— start of Data block —

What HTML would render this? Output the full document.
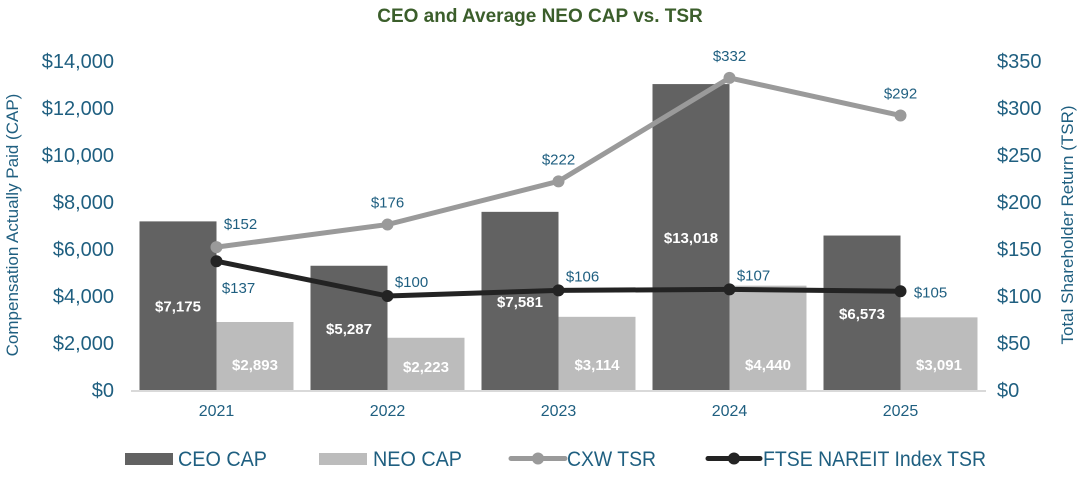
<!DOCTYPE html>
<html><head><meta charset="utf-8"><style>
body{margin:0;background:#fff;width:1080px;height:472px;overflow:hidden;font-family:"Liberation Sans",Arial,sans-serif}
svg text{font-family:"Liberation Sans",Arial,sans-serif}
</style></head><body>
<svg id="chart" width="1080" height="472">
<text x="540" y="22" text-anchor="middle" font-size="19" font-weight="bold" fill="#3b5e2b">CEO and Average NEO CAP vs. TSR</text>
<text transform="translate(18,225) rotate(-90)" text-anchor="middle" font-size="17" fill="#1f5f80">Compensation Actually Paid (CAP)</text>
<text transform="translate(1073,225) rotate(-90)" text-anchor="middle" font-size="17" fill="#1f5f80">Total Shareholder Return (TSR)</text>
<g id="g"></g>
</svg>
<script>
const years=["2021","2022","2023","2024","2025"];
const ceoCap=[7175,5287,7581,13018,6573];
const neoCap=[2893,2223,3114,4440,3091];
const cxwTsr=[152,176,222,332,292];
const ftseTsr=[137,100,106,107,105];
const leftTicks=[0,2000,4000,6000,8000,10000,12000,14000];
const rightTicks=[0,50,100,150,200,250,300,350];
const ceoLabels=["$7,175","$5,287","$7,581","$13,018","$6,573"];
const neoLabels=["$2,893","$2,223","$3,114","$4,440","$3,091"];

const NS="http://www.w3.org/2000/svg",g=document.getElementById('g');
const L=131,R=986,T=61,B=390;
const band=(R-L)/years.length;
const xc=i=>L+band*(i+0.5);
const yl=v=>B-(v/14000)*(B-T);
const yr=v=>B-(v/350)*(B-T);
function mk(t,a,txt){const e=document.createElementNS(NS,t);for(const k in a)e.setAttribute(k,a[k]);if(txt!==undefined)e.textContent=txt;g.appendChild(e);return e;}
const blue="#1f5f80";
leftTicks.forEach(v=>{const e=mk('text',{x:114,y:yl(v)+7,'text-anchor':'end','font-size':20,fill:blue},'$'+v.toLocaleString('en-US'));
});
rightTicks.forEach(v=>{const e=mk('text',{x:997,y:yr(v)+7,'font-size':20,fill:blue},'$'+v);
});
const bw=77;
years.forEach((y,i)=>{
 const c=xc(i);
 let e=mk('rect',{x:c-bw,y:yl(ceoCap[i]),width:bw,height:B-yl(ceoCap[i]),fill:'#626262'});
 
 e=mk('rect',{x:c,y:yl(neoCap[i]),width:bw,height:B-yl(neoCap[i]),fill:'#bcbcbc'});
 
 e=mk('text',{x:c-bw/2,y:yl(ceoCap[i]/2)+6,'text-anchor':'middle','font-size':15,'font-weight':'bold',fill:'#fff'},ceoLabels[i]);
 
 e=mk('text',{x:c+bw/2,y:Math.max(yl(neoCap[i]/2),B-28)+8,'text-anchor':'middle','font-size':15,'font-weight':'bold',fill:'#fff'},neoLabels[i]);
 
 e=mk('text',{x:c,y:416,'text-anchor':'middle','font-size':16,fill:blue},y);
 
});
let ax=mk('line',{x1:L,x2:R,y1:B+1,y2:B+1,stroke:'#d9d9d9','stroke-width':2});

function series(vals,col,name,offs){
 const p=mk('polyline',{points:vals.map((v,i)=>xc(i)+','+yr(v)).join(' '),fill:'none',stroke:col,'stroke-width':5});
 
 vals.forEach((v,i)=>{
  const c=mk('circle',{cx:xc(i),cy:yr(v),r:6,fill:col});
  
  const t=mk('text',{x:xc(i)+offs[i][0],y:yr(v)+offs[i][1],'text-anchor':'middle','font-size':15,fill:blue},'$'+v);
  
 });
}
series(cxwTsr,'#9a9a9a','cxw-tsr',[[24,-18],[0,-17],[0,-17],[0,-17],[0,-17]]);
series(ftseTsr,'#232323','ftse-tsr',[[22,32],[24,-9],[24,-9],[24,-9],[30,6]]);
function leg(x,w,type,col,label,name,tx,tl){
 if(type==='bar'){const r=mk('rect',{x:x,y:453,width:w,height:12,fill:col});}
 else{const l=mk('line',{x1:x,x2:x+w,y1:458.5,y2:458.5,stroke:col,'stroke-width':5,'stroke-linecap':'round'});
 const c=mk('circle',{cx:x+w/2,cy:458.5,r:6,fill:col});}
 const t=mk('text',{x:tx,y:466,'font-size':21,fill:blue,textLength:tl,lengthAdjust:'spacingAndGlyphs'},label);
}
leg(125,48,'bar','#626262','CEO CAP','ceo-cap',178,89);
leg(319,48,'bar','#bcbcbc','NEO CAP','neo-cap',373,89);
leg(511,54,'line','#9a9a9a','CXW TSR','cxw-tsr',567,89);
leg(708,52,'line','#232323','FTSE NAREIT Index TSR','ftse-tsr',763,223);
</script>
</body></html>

— end of Data block —

__Required task__.
Repeat the data above exactly, but not the pictures.

__The answer__.
What HTML would render this? Output the full document.
<!DOCTYPE html>
<html><head><meta charset="utf-8"><style>
body{margin:0;background:#fff;width:1080px;height:472px;overflow:hidden;font-family:"Liberation Sans",Arial,sans-serif}
svg text{font-family:"Liberation Sans",Arial,sans-serif}
</style></head><body>
<svg id="chart" width="1080" height="472">
<text x="540" y="22" text-anchor="middle" font-size="19" font-weight="bold" fill="#3b5e2b">CEO and Average NEO CAP vs. TSR</text>
<text transform="translate(18,225) rotate(-90)" text-anchor="middle" font-size="17" fill="#1f5f80">Compensation Actually Paid (CAP)</text>
<text transform="translate(1073,225) rotate(-90)" text-anchor="middle" font-size="17" fill="#1f5f80">Total Shareholder Return (TSR)</text>
<g id="g"></g>
</svg>
<script>
const years=["2021","2022","2023","2024","2025"];
const ceoCap=[7175,5287,7581,13018,6573];
const neoCap=[2893,2223,3114,4440,3091];
const cxwTsr=[152,176,222,332,292];
const ftseTsr=[137,100,106,107,105];
const leftTicks=[0,2000,4000,6000,8000,10000,12000,14000];
const rightTicks=[0,50,100,150,200,250,300,350];
const ceoLabels=["$7,175","$5,287","$7,581","$13,018","$6,573"];
const neoLabels=["$2,893","$2,223","$3,114","$4,440","$3,091"];

const NS="http://www.w3.org/2000/svg",g=document.getElementById('g');
const L=131,R=986,T=61,B=390;
const band=(R-L)/years.length;
const xc=i=>L+band*(i+0.5);
const yl=v=>B-(v/14000)*(B-T);
const yr=v=>B-(v/350)*(B-T);
function mk(t,a,txt){const e=document.createElementNS(NS,t);for(const k in a)e.setAttribute(k,a[k]);if(txt!==undefined)e.textContent=txt;g.appendChild(e);return e;}
const blue="#1f5f80";
leftTicks.forEach(v=>{const e=mk('text',{x:114,y:yl(v)+7,'text-anchor':'end','font-size':20,fill:blue},'$'+v.toLocaleString('en-US'));
});
rightTicks.forEach(v=>{const e=mk('text',{x:997,y:yr(v)+7,'font-size':20,fill:blue},'$'+v);
});
const bw=77;
years.forEach((y,i)=>{
 const c=xc(i);
 let e=mk('rect',{x:c-bw,y:yl(ceoCap[i]),width:bw,height:B-yl(ceoCap[i]),fill:'#626262'});
 
 e=mk('rect',{x:c,y:yl(neoCap[i]),width:bw,height:B-yl(neoCap[i]),fill:'#bcbcbc'});
 
 e=mk('text',{x:c-bw/2,y:yl(ceoCap[i]/2)+6,'text-anchor':'middle','font-size':15,'font-weight':'bold',fill:'#fff'},ceoLabels[i]);
 
 e=mk('text',{x:c+bw/2,y:Math.max(yl(neoCap[i]/2),B-28)+8,'text-anchor':'middle','font-size':15,'font-weight':'bold',fill:'#fff'},neoLabels[i]);
 
 e=mk('text',{x:c,y:416,'text-anchor':'middle','font-size':16,fill:blue},y);
 
});
let ax=mk('line',{x1:L,x2:R,y1:B+1,y2:B+1,stroke:'#d9d9d9','stroke-width':2});

function series(vals,col,name,offs){
 const p=mk('polyline',{points:vals.map((v,i)=>xc(i)+','+yr(v)).join(' '),fill:'none',stroke:col,'stroke-width':5});
 
 vals.forEach((v,i)=>{
  const c=mk('circle',{cx:xc(i),cy:yr(v),r:6,fill:col});
  
  const t=mk('text',{x:xc(i)+offs[i][0],y:yr(v)+offs[i][1],'text-anchor':'middle','font-size':15,fill:blue},'$'+v);
  
 });
}
series(cxwTsr,'#9a9a9a','cxw-tsr',[[24,-18],[0,-17],[0,-17],[0,-17],[0,-17]]);
series(ftseTsr,'#232323','ftse-tsr',[[22,32],[24,-9],[24,-9],[24,-9],[30,6]]);
function leg(x,w,type,col,label,name,tx,tl){
 if(type==='bar'){const r=mk('rect',{x:x,y:453,width:w,height:12,fill:col});}
 else{const l=mk('line',{x1:x,x2:x+w,y1:458.5,y2:458.5,stroke:col,'stroke-width':5,'stroke-linecap':'round'});
 const c=mk('circle',{cx:x+w/2,cy:458.5,r:6,fill:col});}
 const t=mk('text',{x:tx,y:466,'font-size':21,fill:blue,textLength:tl,lengthAdjust:'spacingAndGlyphs'},label);
}
leg(125,48,'bar','#626262','CEO CAP','ceo-cap',178,89);
leg(319,48,'bar','#bcbcbc','NEO CAP','neo-cap',373,89);
leg(511,54,'line','#9a9a9a','CXW TSR','cxw-tsr',567,89);
leg(708,52,'line','#232323','FTSE NAREIT Index TSR','ftse-tsr',763,223);
</script>
</body></html>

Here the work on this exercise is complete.